Speaking of plugged in, for all the boondocking, this is one wired family. When I asked how the kids got their homeschooling books with limited space and no consistent library, she explained that they had library cards in places they hit up frequently, and download books onto their iPads (ingenious!). Their oldest, Adali, has read over 70 books and counting this year. “I can’t keep up,” she sighs. They also use homeschooling to dive deep into their children’s interests. Adali is an amazing baker. Jett’s a fantastic artist. The kids are getting a different kind of education, and they’re loving every minute of it (okay, maybe not the math all the time).

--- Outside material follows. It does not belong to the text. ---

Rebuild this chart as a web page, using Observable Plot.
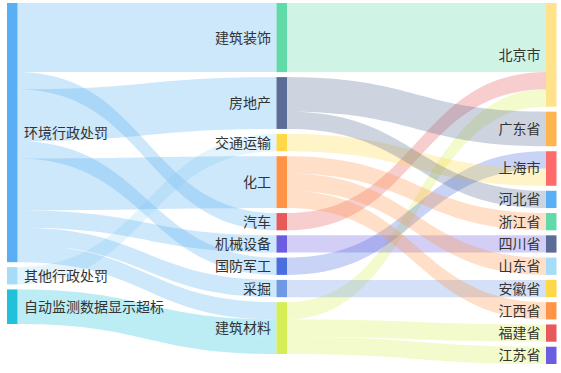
<!DOCTYPE html>
<html><head><meta charset="utf-8">
<script src="https://cdn.jsdelivr.net/npm/d3@7"></script>
<script src="https://cdn.jsdelivr.net/npm/@observablehq/plot@0.6"></script>
<style>body{margin:0;background:#fff}#chart{width:561px;height:373px;overflow:hidden}</style>
</head><body><div id="chart"></div>
<script>
// ---- data ----
const penaltyTypes = ["环境行政处罚", "其他行政处罚", "自动监测数据显示超标"];
const industries = ["建筑装饰", "房地产", "交通运输", "化工", "汽车", "机械设备", "国防军工", "采掘", "建筑材料"];
const provinces = ["北京市", "广东省", "上海市", "河北省", "浙江省", "四川省", "山东省", "安徽省", "江西省", "福建省", "江苏省"];
const nodeColors = {
  "环境行政处罚": "#5aaef3", "其他行政处罚": "#a6dcf7", "自动监测数据显示超标": "#20c1d9",
  "建筑装饰": "#60daa9", "房地产": "#5b6d96", "交通运输": "#ffd84a", "化工": "#ff9447",
  "汽车": "#e85a5a", "机械设备": "#6b5ce1", "国防军工": "#4a6ee0", "采掘": "#6d99e6", "建筑材料": "#d6ee55",
  "北京市": "#ffe28a", "广东省": "#ffb44d", "上海市": "#ff6b6b", "河北省": "#5aaef3", "浙江省": "#60daa9",
  "四川省": "#5b6d96", "山东省": "#a6dcf7", "安徽省": "#ffd84a", "江西省": "#ff9447", "福建省": "#e85a5a", "江苏省": "#6b5ce1"
};
// links in data (stacking) order: source, target, value
const penaltyLinks = [
  ["环境行政处罚", "建筑装饰", 4],
  ["环境行政处罚", "汽车", 1],
  ["环境行政处罚", "房地产", 3],
  ["环境行政处罚", "国防军工", 1],
  ["其他行政处罚", "交通运输", 1],
  ["环境行政处罚", "化工", 3],
  ["环境行政处罚", "机械设备", 1],
  ["环境行政处罚", "采掘", 1],
  ["环境行政处罚", "建筑材料", 1],
  ["自动监测数据显示超标", "建筑材料", 1], ["自动监测数据显示超标", "建筑材料", 1]
];
const industryLinks = [
  ["建筑装饰", "北京市", 1], ["建筑装饰", "北京市", 1], ["建筑装饰", "北京市", 1], ["建筑装饰", "北京市", 1],
  ["汽车", "北京市", 1], ["建筑材料", "北京市", 1],
  ["房地产", "广东省", 1], ["房地产", "广东省", 1],
  ["国防军工", "上海市", 1], ["交通运输", "上海市", 1],
  ["房地产", "河北省", 1], ["化工", "浙江省", 1], ["机械设备", "四川省", 1],
  ["化工", "山东省", 1], ["采掘", "安徽省", 1], ["化工", "江西省", 1],
  ["建筑材料", "福建省", 1], ["建筑材料", "江苏省", 1]
];

// ---- sankey layout (in value units) ----
const columns = [penaltyTypes, industries, provinces];
const links = [...penaltyLinks, ...industryLinks].map(([s, t, v], i) => ({id: i, s, t, v}));
const nodes = new Map();
columns.forEach((col, c) => col.forEach(name => nodes.set(name, {name, col: c, inV: 0, outV: 0, inOff: 0, outOff: 0})));
links.forEach(l => { nodes.get(l.s).outV += l.v; nodes.get(l.t).inV += l.v; });
nodes.forEach(n => n.value = Math.max(n.inV, n.outV));

const topPx = 3, bottomPx = 364, gapPx = 5;
const maxN = d3.max(columns, c => c.length);
const maxV = d3.max(columns, c => d3.sum(c, n => nodes.get(n).value));
const ky = (bottomPx - topPx - (maxN - 1) * gapPx) / maxV;
const gapU = gapPx / ky;
const yMax = (bottomPx - topPx) / ky;
columns.forEach(col => {
  let y = 0;
  col.forEach(name => { const n = nodes.get(name); n.y0 = y; n.y1 = y + n.value; y = n.y1 + gapU; });
});
const x0px = 7, x2px = 546, nodeWpx = 10.5;
const wU = nodeWpx / ((x2px - x0px) / 2);

const rows = [];
const N = 48;
links.forEach(l => {
  const S = nodes.get(l.s), T = nodes.get(l.t);
  const sy = S.y0 + S.outOff; S.outOff += l.v;
  const ty = T.y0 + T.inOff; T.inOff += l.v;
  const xa = S.col + wU, xb = T.col, xm = (xa + xb) / 2;
  for (let i = 0; i <= N; i++) {
    const t = i / N, u = 1 - t;
    const x = xa * u * u * u + 3 * xm * u * u * t + 3 * xm * u * t * t + xb * t * t * t;
    const s = 3 * t * t - 2 * t * t * t;
    const y1 = sy + (ty - sy) * s;
    rows.push({id: l.id, x, y1, y2: y1 + l.v, color: nodeColors[l.s]});
  }
});
const nodeList = [...nodes.values()];

const chart = Plot.plot({
  width: 561, height: 373, margin: 0,
  x: {domain: [0, 2], range: [x0px, x2px], axis: null},
  y: {domain: [0, yMax], range: [topPx, bottomPx], axis: null},
  color: {type: "identity"},
  style: {background: "#fff", fontFamily: "'Noto Sans CJK SC', 'Noto Sans', sans-serif"},
  marks: [
    Plot.areaY(rows, {x: "x", y1: "y1", y2: "y2", z: "id", fill: "color", fillOpacity: 0.3, curve: "linear"}),
    Plot.rect(nodeList, {x1: d => d.col, x2: d => d.col + wU, y1: "y0", y2: "y1", fill: d => nodeColors[d.name]}),
    Plot.text(nodeList.filter(d => d.col === 0), {x: d => d.col + wU, y: d => (d.y0 + d.y1) / 2, text: "name", textAnchor: "start", dx: 6, fontSize: 14, fill: "#333"}),
    Plot.text(nodeList.filter(d => d.col > 0), {x: d => d.col, y: d => (d.y0 + d.y1) / 2, text: "name", textAnchor: "end", dx: -6, fontSize: 14, fill: "#333"})
  ]
});
document.getElementById("chart").appendChild(chart);
</script></body></html>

Don’t think they’re an insular bunch, either, or that their kids are unsocialized hooligans. “Our kids talk to everyone! Especially our youngest who is our most extroverted,” Longnecker says. “It’s really cool that they’re all such different ages but they learn so much from each other. Our kids will sit and talk to adults and talk to them the same way they will talk to other kids.”
And they’ve met so many people on the road, people who share the same interests and values they do. “Even today most of our friends are people we met on the road. It’s that common bond: we understand why we’re doing it.”
These self-proclaimed desert rats (their favorite places include Ajo, Arizona and Trona Pinnacles, CA) do miss a few things from conventional life outside the Airstream, however. For Longnecker, it’s more countertop space, a garden, a clothesline, her woodworking shop. Her husband misses the playroom, where they had their workouts and a strict workout schedule. The kids miss having more space.
Think this sounds awesome? Like this might be the life for you? Longnecker has some advice. “Take the chance. The worst that can happen is that you have to stop and buy another house. You have to know that you have to have a lot of patience. You have to get your sea legs. You have to give yourself patience and grace and understanding.”
Patience, grace, and understanding? Pretty solid life advice, as well.
“Things are gonna go wrong and break and you have to be flexible and laid back about it.”